Stated goal: Retype the listing that follows, exactly as written.

Provided material:
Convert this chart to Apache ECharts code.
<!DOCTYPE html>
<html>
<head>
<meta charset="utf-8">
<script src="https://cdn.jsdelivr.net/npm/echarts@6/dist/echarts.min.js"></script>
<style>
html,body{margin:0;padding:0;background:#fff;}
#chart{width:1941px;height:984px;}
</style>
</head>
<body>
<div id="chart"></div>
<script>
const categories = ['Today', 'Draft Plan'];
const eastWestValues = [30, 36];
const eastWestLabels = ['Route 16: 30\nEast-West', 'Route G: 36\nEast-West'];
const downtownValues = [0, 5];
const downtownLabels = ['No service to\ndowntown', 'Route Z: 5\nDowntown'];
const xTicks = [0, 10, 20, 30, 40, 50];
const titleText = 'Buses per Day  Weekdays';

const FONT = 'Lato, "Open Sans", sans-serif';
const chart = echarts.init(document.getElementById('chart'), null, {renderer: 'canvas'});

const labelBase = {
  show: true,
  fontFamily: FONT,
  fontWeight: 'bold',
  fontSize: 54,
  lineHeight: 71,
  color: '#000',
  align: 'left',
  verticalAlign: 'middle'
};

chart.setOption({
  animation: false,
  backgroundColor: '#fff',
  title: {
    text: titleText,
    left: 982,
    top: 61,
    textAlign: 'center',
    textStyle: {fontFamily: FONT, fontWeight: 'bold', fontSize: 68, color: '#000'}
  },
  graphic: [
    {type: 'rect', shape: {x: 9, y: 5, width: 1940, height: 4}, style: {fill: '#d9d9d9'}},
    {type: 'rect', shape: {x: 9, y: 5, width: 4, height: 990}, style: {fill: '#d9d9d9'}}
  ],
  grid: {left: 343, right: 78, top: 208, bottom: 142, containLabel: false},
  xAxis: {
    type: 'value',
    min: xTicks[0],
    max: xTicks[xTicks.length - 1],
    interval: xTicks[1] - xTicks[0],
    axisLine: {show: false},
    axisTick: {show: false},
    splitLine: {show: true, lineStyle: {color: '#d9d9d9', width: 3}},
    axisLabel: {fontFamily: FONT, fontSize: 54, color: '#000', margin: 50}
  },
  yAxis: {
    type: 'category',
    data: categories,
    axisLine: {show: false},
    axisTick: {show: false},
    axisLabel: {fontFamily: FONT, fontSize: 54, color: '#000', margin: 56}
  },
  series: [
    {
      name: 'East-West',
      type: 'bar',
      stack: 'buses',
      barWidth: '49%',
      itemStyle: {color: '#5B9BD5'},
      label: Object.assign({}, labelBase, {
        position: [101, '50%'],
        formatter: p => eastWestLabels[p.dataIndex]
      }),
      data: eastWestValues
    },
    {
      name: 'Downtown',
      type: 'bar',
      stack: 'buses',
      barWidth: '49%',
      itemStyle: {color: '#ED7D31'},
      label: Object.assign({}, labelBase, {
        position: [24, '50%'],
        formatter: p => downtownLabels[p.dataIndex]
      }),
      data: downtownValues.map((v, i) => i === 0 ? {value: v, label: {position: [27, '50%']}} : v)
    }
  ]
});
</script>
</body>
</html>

Task result:
Convert this chart to Apache ECharts code.
<!DOCTYPE html>
<html>
<head>
<meta charset="utf-8">
<script src="https://cdn.jsdelivr.net/npm/echarts@6/dist/echarts.min.js"></script>
<style>
html,body{margin:0;padding:0;background:#fff;}
#chart{width:1941px;height:984px;}
</style>
</head>
<body>
<div id="chart"></div>
<script>
const categories = ['Today', 'Draft Plan'];
const eastWestValues = [30, 36];
const eastWestLabels = ['Route 16: 30\nEast-West', 'Route G: 36\nEast-West'];
const downtownValues = [0, 5];
const downtownLabels = ['No service to\ndowntown', 'Route Z: 5\nDowntown'];
const xTicks = [0, 10, 20, 30, 40, 50];
const titleText = 'Buses per Day  Weekdays';

const FONT = 'Lato, "Open Sans", sans-serif';
const chart = echarts.init(document.getElementById('chart'), null, {renderer: 'canvas'});

const labelBase = {
  show: true,
  fontFamily: FONT,
  fontWeight: 'bold',
  fontSize: 54,
  lineHeight: 71,
  color: '#000',
  align: 'left',
  verticalAlign: 'middle'
};

chart.setOption({
  animation: false,
  backgroundColor: '#fff',
  title: {
    text: titleText,
    left: 982,
    top: 61,
    textAlign: 'center',
    textStyle: {fontFamily: FONT, fontWeight: 'bold', fontSize: 68, color: '#000'}
  },
  graphic: [
    {type: 'rect', shape: {x: 9, y: 5, width: 1940, height: 4}, style: {fill: '#d9d9d9'}},
    {type: 'rect', shape: {x: 9, y: 5, width: 4, height: 990}, style: {fill: '#d9d9d9'}}
  ],
  grid: {left: 343, right: 78, top: 208, bottom: 142, containLabel: false},
  xAxis: {
    type: 'value',
    min: xTicks[0],
    max: xTicks[xTicks.length - 1],
    interval: xTicks[1] - xTicks[0],
    axisLine: {show: false},
    axisTick: {show: false},
    splitLine: {show: true, lineStyle: {color: '#d9d9d9', width: 3}},
    axisLabel: {fontFamily: FONT, fontSize: 54, color: '#000', margin: 50}
  },
  yAxis: {
    type: 'category',
    data: categories,
    axisLine: {show: false},
    axisTick: {show: false},
    axisLabel: {fontFamily: FONT, fontSize: 54, color: '#000', margin: 56}
  },
  series: [
    {
      name: 'East-West',
      type: 'bar',
      stack: 'buses',
      barWidth: '49%',
      itemStyle: {color: '#5B9BD5'},
      label: Object.assign({}, labelBase, {
        position: [101, '50%'],
        formatter: p => eastWestLabels[p.dataIndex]
      }),
      data: eastWestValues
    },
    {
      name: 'Downtown',
      type: 'bar',
      stack: 'buses',
      barWidth: '49%',
      itemStyle: {color: '#ED7D31'},
      label: Object.assign({}, labelBase, {
        position: [24, '50%'],
        formatter: p => downtownLabels[p.dataIndex]
      }),
      data: downtownValues.map((v, i) => i === 0 ? {value: v, label: {position: [27, '50%']}} : v)
    }
  ]
});
</script>
</body>
</html>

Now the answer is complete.